◆ **MATERIAL**
------------------------------------

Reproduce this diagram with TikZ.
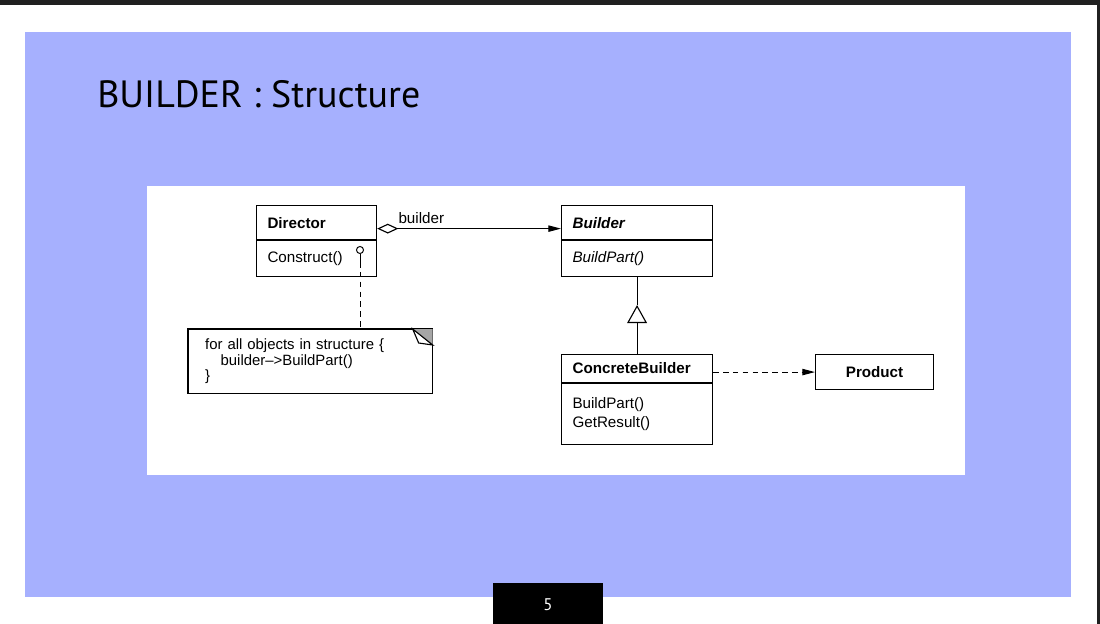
\documentclass[tikz,border=0pt]{standalone}
\usepackage{fontspec}
\setmainfont{Liberation Sans}
\newfontfamily\titlefont{PT Sans}
\usetikzlibrary{calc,arrows.meta,positioning}
\definecolor{slideblue}{RGB}{166,176,254}
\definecolor{darkbar}{RGB}{32,32,32}

\begin{document}
\begin{tikzpicture}[x=0.025cm, y=-0.025cm,
  umlhead/.style={draw, line width=0.8pt, anchor=north west, inner xsep=7.8pt, inner ysep=0pt,
    text width=#1, align=left, font=\bfseries\fontsize{10.8}{13}\selectfont},
  umlbody/.style={draw, line width=0.8pt, inner xsep=7.8pt, inner ysep=0pt,
    text width=#1, align=left, font=\fontsize{10.8}{13.5}\selectfont},
  umlline/.style={line width=0.8pt}]
\useasboundingbox (0,0) rectangle (1100,624);

%slide background
\fill[white] (0,0) rectangle (1100,624);
\fill[darkbar] (0,0) rectangle (1100,5);
\fill[darkbar] (1097,0) rectangle (1100,624);
\fill[slideblue] (25,32) rectangle (1071,597);
\node[anchor=base west, inner sep=0pt, font=\titlefont\fontsize{27}{32}\selectfont] (title) at (97,108) {BUILDER : Structure};

%picture area
\fill[white] (147,186) rectangle (965,475);

%page number
\fill[black] (493,583) rectangle (603,624);
\node[text=white, font=\titlefont\fontsize{12}{13}\selectfont] (pagenum) at (548,605) {5};

%Director class
\node[umlhead=69.8pt, minimum height=24.2pt] (dirhead) at (256,205) {Director};
\node[umlbody=69.8pt, minimum height=25.6pt, below=0pt of dirhead] (dirbody) {Construct()};

%Builder class
\node[umlhead=91.8pt, minimum height=24.2pt, font=\bfseries\itshape\fontsize{10.8}{13}\selectfont] (bldhead) at (561,205) {Builder};
\node[umlbody=91.8pt, minimum height=25.6pt, below=0pt of bldhead, font=\itshape\fontsize{10.8}{13}\selectfont] (bldbody) {BuildPart()};

%ConcreteBuilder class
\node[umlhead=91.8pt, minimum height=19.9pt] (cbhead) at (561,354) {ConcreteBuilder};
\node[umlbody=91.8pt, minimum height=43.4pt, below=0pt of cbhead] (cbbody) {BuildPart()\\GetResult()};

%Product class
\node[draw, line width=0.8pt, anchor=north west, minimum width=83.9pt, minimum height=24.9pt,
  font=\bfseries\fontsize{10.8}{13}\selectfont] (product) at (815,354) {Product};

%note
\node[anchor=north west, minimum width=173.6pt, minimum height=45.5pt, inner xsep=12pt,
  text width=149.6pt, align=left, font=\fontsize{10.6}{11.2}\selectfont] (note) at (188,329)
  {for all objects in structure \{\\\hspace*{11pt}builder\textendash{}>BuildPart()\\\}};
\draw[umlline] (note.north west) -- (note.north east) -- (note.south east) -- (note.south west) -- cycle;
\fill[gray!70] ($(note.north east)+(-20,0)$) -- (note.north east) -- ($(note.north east)+(0,16)$) -- cycle;
\draw[umlline, fill=white] ($(note.north east)+(-20,0)$) -- ($(note.north east)+(-14,14)$) -- ($(note.north east)+(0,16)$) -- cycle;

%note anchor on Construct()
\node[circle, draw, line width=0.7pt, inner sep=0pt, minimum size=5pt] (pin) at (360,250) {};
\coordinate (pinend) at ($(pin.south)+(0,8)$);
\draw[line width=0.7pt] (pin.south) -- (pinend);
\draw[line width=0.7pt, dash pattern=on 4pt off 3pt] (pinend) -- (pinend |- note.north);

%aggregation Director -> Builder
\draw[umlline, {Diamond[open, length=15pt, width=7pt]}-{Triangle[length=9pt, width=4.5pt]}]
  ([yshift=-4.3pt]dirhead.east) -- ([yshift=-4.3pt]bldhead.west)
  node[pos=0.24, above, inner sep=3pt, font=\fontsize{10.8}{13}\selectfont] (rolelabel) {builder};

%inheritance ConcreteBuilder -> Builder
\coordinate (tip) at (bldbody.south |- 0,305);
\draw[umlline] (bldbody.south) -- (tip);
\draw[umlline, {Triangle[open, length=12.8pt, width=14pt]}-] (tip) -- (cbhead.north);

%ConcreteBuilder creates Product
\draw[umlline, dash pattern=on 4pt off 3pt, -{Triangle[length=9pt, width=4.5pt]}]
  (cbhead.east |- product.west) -- (product.west);

\end{tikzpicture}
\end{document}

------------------------------------

◆ **EXERCISE DESCRIPTION**
Go through the data above and transcribe it in full, omitting any image.

◆ **EXPECTED ANSWER**
Reproduce this diagram with TikZ.
\documentclass[tikz,border=0pt]{standalone}
\usepackage{fontspec}
\setmainfont{Liberation Sans}
\newfontfamily\titlefont{PT Sans}
\usetikzlibrary{calc,arrows.meta,positioning}
\definecolor{slideblue}{RGB}{166,176,254}
\definecolor{darkbar}{RGB}{32,32,32}

\begin{document}
\begin{tikzpicture}[x=0.025cm, y=-0.025cm,
  umlhead/.style={draw, line width=0.8pt, anchor=north west, inner xsep=7.8pt, inner ysep=0pt,
    text width=#1, align=left, font=\bfseries\fontsize{10.8}{13}\selectfont},
  umlbody/.style={draw, line width=0.8pt, inner xsep=7.8pt, inner ysep=0pt,
    text width=#1, align=left, font=\fontsize{10.8}{13.5}\selectfont},
  umlline/.style={line width=0.8pt}]
\useasboundingbox (0,0) rectangle (1100,624);

%slide background
\fill[white] (0,0) rectangle (1100,624);
\fill[darkbar] (0,0) rectangle (1100,5);
\fill[darkbar] (1097,0) rectangle (1100,624);
\fill[slideblue] (25,32) rectangle (1071,597);
\node[anchor=base west, inner sep=0pt, font=\titlefont\fontsize{27}{32}\selectfont] (title) at (97,108) {BUILDER : Structure};

%picture area
\fill[white] (147,186) rectangle (965,475);

%page number
\fill[black] (493,583) rectangle (603,624);
\node[text=white, font=\titlefont\fontsize{12}{13}\selectfont] (pagenum) at (548,605) {5};

%Director class
\node[umlhead=69.8pt, minimum height=24.2pt] (dirhead) at (256,205) {Director};
\node[umlbody=69.8pt, minimum height=25.6pt, below=0pt of dirhead] (dirbody) {Construct()};

%Builder class
\node[umlhead=91.8pt, minimum height=24.2pt, font=\bfseries\itshape\fontsize{10.8}{13}\selectfont] (bldhead) at (561,205) {Builder};
\node[umlbody=91.8pt, minimum height=25.6pt, below=0pt of bldhead, font=\itshape\fontsize{10.8}{13}\selectfont] (bldbody) {BuildPart()};

%ConcreteBuilder class
\node[umlhead=91.8pt, minimum height=19.9pt] (cbhead) at (561,354) {ConcreteBuilder};
\node[umlbody=91.8pt, minimum height=43.4pt, below=0pt of cbhead] (cbbody) {BuildPart()\\GetResult()};

%Product class
\node[draw, line width=0.8pt, anchor=north west, minimum width=83.9pt, minimum height=24.9pt,
  font=\bfseries\fontsize{10.8}{13}\selectfont] (product) at (815,354) {Product};

%note
\node[anchor=north west, minimum width=173.6pt, minimum height=45.5pt, inner xsep=12pt,
  text width=149.6pt, align=left, font=\fontsize{10.6}{11.2}\selectfont] (note) at (188,329)
  {for all objects in structure \{\\\hspace*{11pt}builder\textendash{}>BuildPart()\\\}};
\draw[umlline] (note.north west) -- (note.north east) -- (note.south east) -- (note.south west) -- cycle;
\fill[gray!70] ($(note.north east)+(-20,0)$) -- (note.north east) -- ($(note.north east)+(0,16)$) -- cycle;
\draw[umlline, fill=white] ($(note.north east)+(-20,0)$) -- ($(note.north east)+(-14,14)$) -- ($(note.north east)+(0,16)$) -- cycle;

%note anchor on Construct()
\node[circle, draw, line width=0.7pt, inner sep=0pt, minimum size=5pt] (pin) at (360,250) {};
\coordinate (pinend) at ($(pin.south)+(0,8)$);
\draw[line width=0.7pt] (pin.south) -- (pinend);
\draw[line width=0.7pt, dash pattern=on 4pt off 3pt] (pinend) -- (pinend |- note.north);

%aggregation Director -> Builder
\draw[umlline, {Diamond[open, length=15pt, width=7pt]}-{Triangle[length=9pt, width=4.5pt]}]
  ([yshift=-4.3pt]dirhead.east) -- ([yshift=-4.3pt]bldhead.west)
  node[pos=0.24, above, inner sep=3pt, font=\fontsize{10.8}{13}\selectfont] (rolelabel) {builder};

%inheritance ConcreteBuilder -> Builder
\coordinate (tip) at (bldbody.south |- 0,305);
\draw[umlline] (bldbody.south) -- (tip);
\draw[umlline, {Triangle[open, length=12.8pt, width=14pt]}-] (tip) -- (cbhead.north);

%ConcreteBuilder creates Product
\draw[umlline, dash pattern=on 4pt off 3pt, -{Triangle[length=9pt, width=4.5pt]}]
  (cbhead.east |- product.west) -- (product.west);

\end{tikzpicture}
\end{document}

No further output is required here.